Supplied material:
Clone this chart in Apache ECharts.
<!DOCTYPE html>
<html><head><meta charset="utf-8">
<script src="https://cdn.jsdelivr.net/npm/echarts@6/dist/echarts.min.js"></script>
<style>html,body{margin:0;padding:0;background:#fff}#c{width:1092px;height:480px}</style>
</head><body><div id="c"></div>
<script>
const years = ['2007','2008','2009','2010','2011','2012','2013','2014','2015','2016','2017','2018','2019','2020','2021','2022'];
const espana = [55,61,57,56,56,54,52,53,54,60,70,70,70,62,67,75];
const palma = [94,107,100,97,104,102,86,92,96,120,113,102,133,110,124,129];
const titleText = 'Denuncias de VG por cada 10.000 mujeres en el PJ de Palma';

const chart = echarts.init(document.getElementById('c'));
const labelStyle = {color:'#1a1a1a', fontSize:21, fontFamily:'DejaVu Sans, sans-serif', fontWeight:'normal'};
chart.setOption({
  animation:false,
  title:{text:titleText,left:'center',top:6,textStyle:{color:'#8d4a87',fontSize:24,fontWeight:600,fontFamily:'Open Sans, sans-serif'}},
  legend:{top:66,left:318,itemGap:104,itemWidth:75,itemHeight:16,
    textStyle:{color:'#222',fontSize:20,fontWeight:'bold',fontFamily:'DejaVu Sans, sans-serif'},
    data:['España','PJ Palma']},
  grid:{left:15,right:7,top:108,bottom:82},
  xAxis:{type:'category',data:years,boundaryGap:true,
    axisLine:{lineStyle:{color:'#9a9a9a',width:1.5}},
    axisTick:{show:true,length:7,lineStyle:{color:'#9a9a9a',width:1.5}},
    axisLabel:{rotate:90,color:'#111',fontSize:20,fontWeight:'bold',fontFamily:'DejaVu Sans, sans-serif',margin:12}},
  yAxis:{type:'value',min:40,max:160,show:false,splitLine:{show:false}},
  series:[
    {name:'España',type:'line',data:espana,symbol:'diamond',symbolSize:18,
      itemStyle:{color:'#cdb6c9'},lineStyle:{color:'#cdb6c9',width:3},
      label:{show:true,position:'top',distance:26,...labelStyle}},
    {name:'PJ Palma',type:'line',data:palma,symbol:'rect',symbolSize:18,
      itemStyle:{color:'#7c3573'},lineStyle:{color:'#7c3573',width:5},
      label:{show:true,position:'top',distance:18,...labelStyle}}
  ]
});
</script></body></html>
...
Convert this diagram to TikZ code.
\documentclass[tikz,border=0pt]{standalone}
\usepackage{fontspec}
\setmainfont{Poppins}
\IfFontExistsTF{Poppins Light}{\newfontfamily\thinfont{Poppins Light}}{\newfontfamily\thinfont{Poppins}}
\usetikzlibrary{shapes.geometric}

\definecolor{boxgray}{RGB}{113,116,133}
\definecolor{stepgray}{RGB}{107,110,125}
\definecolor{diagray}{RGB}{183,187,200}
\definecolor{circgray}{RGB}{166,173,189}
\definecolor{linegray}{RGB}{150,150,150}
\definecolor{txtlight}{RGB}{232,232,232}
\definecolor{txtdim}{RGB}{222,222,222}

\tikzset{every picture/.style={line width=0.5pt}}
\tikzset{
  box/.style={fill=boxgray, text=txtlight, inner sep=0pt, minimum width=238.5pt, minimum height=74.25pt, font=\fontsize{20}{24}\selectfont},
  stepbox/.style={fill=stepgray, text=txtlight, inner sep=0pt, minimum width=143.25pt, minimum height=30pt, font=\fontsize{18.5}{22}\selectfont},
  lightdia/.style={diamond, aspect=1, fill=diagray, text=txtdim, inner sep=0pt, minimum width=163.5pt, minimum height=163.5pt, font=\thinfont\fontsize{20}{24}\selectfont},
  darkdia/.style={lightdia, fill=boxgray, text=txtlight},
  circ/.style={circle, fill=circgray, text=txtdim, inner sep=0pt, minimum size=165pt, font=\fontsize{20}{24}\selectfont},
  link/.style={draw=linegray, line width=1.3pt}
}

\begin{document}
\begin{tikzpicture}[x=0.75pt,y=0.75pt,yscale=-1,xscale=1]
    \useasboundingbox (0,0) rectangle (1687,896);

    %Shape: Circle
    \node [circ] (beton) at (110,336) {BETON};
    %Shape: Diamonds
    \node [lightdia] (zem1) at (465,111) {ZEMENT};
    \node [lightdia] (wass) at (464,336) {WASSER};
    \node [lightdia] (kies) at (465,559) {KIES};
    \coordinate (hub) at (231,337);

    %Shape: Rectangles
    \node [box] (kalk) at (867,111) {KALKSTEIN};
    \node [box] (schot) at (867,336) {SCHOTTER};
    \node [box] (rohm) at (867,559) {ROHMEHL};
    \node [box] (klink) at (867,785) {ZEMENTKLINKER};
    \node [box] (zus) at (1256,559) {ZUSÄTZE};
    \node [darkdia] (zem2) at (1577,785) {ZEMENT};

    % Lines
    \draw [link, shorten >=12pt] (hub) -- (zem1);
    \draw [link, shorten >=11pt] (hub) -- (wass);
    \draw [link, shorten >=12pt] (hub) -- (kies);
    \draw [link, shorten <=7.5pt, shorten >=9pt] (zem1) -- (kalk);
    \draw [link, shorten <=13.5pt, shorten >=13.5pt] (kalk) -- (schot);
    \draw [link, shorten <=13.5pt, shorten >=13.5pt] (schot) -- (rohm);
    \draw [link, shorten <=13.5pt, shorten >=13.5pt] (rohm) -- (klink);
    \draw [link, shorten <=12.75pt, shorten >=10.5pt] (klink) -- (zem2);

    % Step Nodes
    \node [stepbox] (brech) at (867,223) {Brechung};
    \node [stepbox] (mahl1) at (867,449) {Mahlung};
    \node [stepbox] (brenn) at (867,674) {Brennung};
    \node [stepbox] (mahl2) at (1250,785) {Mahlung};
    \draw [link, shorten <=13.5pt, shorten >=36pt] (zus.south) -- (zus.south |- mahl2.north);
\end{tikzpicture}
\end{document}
--
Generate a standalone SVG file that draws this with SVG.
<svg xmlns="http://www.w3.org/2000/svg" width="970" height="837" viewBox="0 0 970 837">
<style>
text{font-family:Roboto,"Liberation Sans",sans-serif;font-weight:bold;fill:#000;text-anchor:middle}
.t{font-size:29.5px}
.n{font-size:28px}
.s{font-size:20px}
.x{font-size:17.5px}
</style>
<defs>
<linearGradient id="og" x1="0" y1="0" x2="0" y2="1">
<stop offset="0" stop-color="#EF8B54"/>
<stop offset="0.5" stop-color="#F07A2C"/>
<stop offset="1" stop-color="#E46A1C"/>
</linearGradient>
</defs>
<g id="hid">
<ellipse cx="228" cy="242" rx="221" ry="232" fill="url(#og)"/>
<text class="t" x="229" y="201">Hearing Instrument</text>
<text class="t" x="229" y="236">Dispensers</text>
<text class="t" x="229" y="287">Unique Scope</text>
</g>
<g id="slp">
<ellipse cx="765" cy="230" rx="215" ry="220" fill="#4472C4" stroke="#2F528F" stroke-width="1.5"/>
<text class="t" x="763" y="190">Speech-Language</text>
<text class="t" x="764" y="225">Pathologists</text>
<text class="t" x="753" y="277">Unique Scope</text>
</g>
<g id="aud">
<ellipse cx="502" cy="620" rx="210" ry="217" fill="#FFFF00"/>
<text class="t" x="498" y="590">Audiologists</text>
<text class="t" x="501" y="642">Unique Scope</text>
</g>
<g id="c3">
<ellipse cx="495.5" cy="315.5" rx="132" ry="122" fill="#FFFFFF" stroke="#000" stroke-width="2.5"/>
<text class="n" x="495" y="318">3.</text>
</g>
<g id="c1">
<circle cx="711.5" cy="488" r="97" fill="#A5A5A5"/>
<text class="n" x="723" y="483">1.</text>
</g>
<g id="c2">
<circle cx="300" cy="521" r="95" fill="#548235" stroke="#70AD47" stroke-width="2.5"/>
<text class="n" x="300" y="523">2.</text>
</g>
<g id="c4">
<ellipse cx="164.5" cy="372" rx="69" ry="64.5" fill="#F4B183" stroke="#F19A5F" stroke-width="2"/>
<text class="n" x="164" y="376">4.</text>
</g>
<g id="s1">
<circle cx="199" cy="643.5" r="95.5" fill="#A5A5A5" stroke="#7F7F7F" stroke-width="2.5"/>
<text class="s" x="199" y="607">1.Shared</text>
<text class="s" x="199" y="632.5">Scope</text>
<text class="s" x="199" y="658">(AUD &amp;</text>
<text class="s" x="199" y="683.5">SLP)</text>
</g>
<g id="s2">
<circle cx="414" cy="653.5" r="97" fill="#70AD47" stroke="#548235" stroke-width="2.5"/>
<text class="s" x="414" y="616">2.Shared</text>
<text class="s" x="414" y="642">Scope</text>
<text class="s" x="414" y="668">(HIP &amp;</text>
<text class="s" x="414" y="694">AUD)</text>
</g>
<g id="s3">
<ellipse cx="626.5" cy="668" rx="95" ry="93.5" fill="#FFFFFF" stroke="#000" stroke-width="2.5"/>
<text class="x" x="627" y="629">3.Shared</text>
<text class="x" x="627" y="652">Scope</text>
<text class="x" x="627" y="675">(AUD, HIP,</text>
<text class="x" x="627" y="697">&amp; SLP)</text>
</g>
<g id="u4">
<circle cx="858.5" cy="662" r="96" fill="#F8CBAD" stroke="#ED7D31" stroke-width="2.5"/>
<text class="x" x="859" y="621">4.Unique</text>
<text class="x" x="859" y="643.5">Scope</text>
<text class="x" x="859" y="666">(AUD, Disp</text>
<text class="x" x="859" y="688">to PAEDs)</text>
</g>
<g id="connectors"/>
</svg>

Written request: Set down exactly the lines from the line that contains "Clone this chart in Apache ECharts." to the line that contains "const titleText = 'Denuncias", both lines included, and nothing more.

Solved exercise:
Clone this chart in Apache ECharts.
<!DOCTYPE html>
<html><head><meta charset="utf-8">
<script src="https://cdn.jsdelivr.net/npm/echarts@6/dist/echarts.min.js"></script>
<style>html,body{margin:0;padding:0;background:#fff}#c{width:1092px;height:480px}</style>
</head><body><div id="c"></div>
<script>
const years = ['2007','2008','2009','2010','2011','2012','2013','2014','2015','2016','2017','2018','2019','2020','2021','2022'];
const espana = [55,61,57,56,56,54,52,53,54,60,70,70,70,62,67,75];
const palma = [94,107,100,97,104,102,86,92,96,120,113,102,133,110,124,129];
const titleText = 'Denuncias de VG por cada 10.000 mujeres en el PJ de Palma';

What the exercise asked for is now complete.